━━ DATA BLOCK
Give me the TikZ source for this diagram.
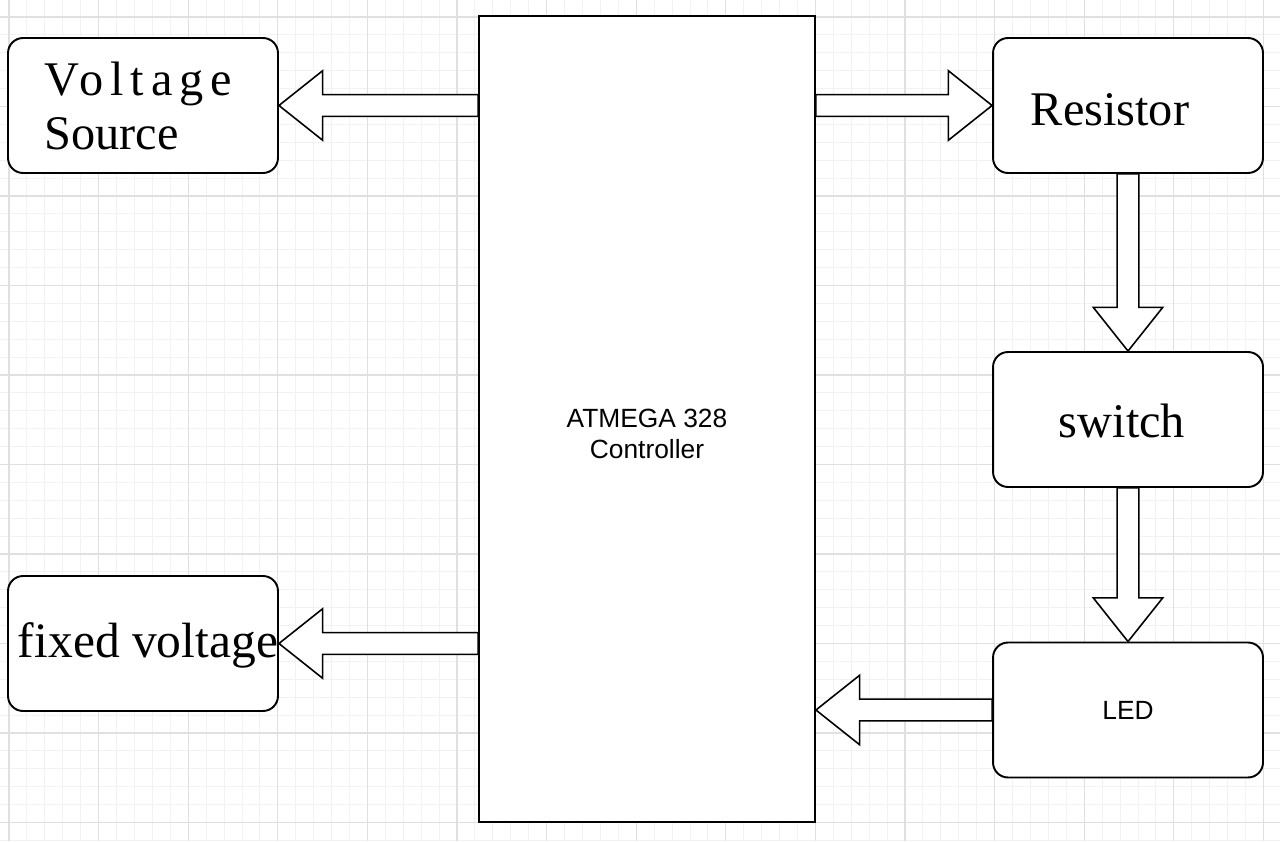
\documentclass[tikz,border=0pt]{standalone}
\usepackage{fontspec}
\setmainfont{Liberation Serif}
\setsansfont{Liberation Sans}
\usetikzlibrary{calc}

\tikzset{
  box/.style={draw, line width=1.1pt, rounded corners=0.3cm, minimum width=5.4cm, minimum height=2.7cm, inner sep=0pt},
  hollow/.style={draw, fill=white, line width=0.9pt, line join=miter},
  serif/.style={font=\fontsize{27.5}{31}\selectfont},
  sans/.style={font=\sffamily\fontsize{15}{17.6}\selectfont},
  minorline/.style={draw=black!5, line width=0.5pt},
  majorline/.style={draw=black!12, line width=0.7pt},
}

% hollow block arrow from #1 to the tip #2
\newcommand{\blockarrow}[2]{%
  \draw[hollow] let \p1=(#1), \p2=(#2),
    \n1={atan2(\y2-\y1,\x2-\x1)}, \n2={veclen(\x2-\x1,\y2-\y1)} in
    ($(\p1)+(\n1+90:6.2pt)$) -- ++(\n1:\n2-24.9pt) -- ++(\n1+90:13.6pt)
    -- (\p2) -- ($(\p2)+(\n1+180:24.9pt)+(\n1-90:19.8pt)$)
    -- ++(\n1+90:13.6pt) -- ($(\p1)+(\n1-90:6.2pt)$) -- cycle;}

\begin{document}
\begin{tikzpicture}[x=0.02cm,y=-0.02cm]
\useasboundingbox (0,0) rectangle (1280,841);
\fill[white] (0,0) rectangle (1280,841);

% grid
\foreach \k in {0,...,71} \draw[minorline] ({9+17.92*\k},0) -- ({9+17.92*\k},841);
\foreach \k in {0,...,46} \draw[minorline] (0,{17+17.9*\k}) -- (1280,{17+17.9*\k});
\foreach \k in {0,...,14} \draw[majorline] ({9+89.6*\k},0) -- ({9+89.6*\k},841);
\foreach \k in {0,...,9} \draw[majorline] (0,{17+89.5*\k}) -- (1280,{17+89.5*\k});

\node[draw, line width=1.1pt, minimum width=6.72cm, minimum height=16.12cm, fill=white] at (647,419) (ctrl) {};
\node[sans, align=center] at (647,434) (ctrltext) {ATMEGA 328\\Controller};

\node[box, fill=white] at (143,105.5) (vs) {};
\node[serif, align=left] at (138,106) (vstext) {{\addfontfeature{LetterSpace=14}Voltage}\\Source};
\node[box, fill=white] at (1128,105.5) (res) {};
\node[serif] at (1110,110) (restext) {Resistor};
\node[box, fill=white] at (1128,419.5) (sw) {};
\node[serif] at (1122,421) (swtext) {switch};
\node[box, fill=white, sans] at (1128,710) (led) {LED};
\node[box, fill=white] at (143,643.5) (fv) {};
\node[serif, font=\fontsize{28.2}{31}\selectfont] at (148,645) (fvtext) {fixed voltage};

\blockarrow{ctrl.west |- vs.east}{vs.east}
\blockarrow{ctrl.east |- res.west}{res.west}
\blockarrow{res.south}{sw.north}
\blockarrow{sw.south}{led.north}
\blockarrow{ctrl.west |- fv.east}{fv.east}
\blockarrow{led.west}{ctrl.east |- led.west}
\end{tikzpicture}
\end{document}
━━━━
**EXERCISE AIM**
Repeat the material above verbatim. Leave the pictures behind.

**COMPLETE RESPONSE**
Give me the TikZ source for this diagram.
\documentclass[tikz,border=0pt]{standalone}
\usepackage{fontspec}
\setmainfont{Liberation Serif}
\setsansfont{Liberation Sans}
\usetikzlibrary{calc}

\tikzset{
  box/.style={draw, line width=1.1pt, rounded corners=0.3cm, minimum width=5.4cm, minimum height=2.7cm, inner sep=0pt},
  hollow/.style={draw, fill=white, line width=0.9pt, line join=miter},
  serif/.style={font=\fontsize{27.5}{31}\selectfont},
  sans/.style={font=\sffamily\fontsize{15}{17.6}\selectfont},
  minorline/.style={draw=black!5, line width=0.5pt},
  majorline/.style={draw=black!12, line width=0.7pt},
}

% hollow block arrow from #1 to the tip #2
\newcommand{\blockarrow}[2]{%
  \draw[hollow] let \p1=(#1), \p2=(#2),
    \n1={atan2(\y2-\y1,\x2-\x1)}, \n2={veclen(\x2-\x1,\y2-\y1)} in
    ($(\p1)+(\n1+90:6.2pt)$) -- ++(\n1:\n2-24.9pt) -- ++(\n1+90:13.6pt)
    -- (\p2) -- ($(\p2)+(\n1+180:24.9pt)+(\n1-90:19.8pt)$)
    -- ++(\n1+90:13.6pt) -- ($(\p1)+(\n1-90:6.2pt)$) -- cycle;}

\begin{document}
\begin{tikzpicture}[x=0.02cm,y=-0.02cm]
\useasboundingbox (0,0) rectangle (1280,841);
\fill[white] (0,0) rectangle (1280,841);

% grid
\foreach \k in {0,...,71} \draw[minorline] ({9+17.92*\k},0) -- ({9+17.92*\k},841);
\foreach \k in {0,...,46} \draw[minorline] (0,{17+17.9*\k}) -- (1280,{17+17.9*\k});
\foreach \k in {0,...,14} \draw[majorline] ({9+89.6*\k},0) -- ({9+89.6*\k},841);
\foreach \k in {0,...,9} \draw[majorline] (0,{17+89.5*\k}) -- (1280,{17+89.5*\k});

\node[draw, line width=1.1pt, minimum width=6.72cm, minimum height=16.12cm, fill=white] at (647,419) (ctrl) {};
\node[sans, align=center] at (647,434) (ctrltext) {ATMEGA 328\\Controller};

\node[box, fill=white] at (143,105.5) (vs) {};
\node[serif, align=left] at (138,106) (vstext) {{\addfontfeature{LetterSpace=14}Voltage}\\Source};
\node[box, fill=white] at (1128,105.5) (res) {};
\node[serif] at (1110,110) (restext) {Resistor};
\node[box, fill=white] at (1128,419.5) (sw) {};
\node[serif] at (1122,421) (swtext) {switch};
\node[box, fill=white, sans] at (1128,710) (led) {LED};
\node[box, fill=white] at (143,643.5) (fv) {};
\node[serif, font=\fontsize{28.2}{31}\selectfont] at (148,645) (fvtext) {fixed voltage};

\blockarrow{ctrl.west |- vs.east}{vs.east}
\blockarrow{ctrl.east |- res.west}{res.west}
\blockarrow{res.south}{sw.north}
\blockarrow{sw.south}{led.north}
\blockarrow{ctrl.west |- fv.east}{fv.east}
\blockarrow{led.west}{ctrl.east |- led.west}
\end{tikzpicture}
\end{document}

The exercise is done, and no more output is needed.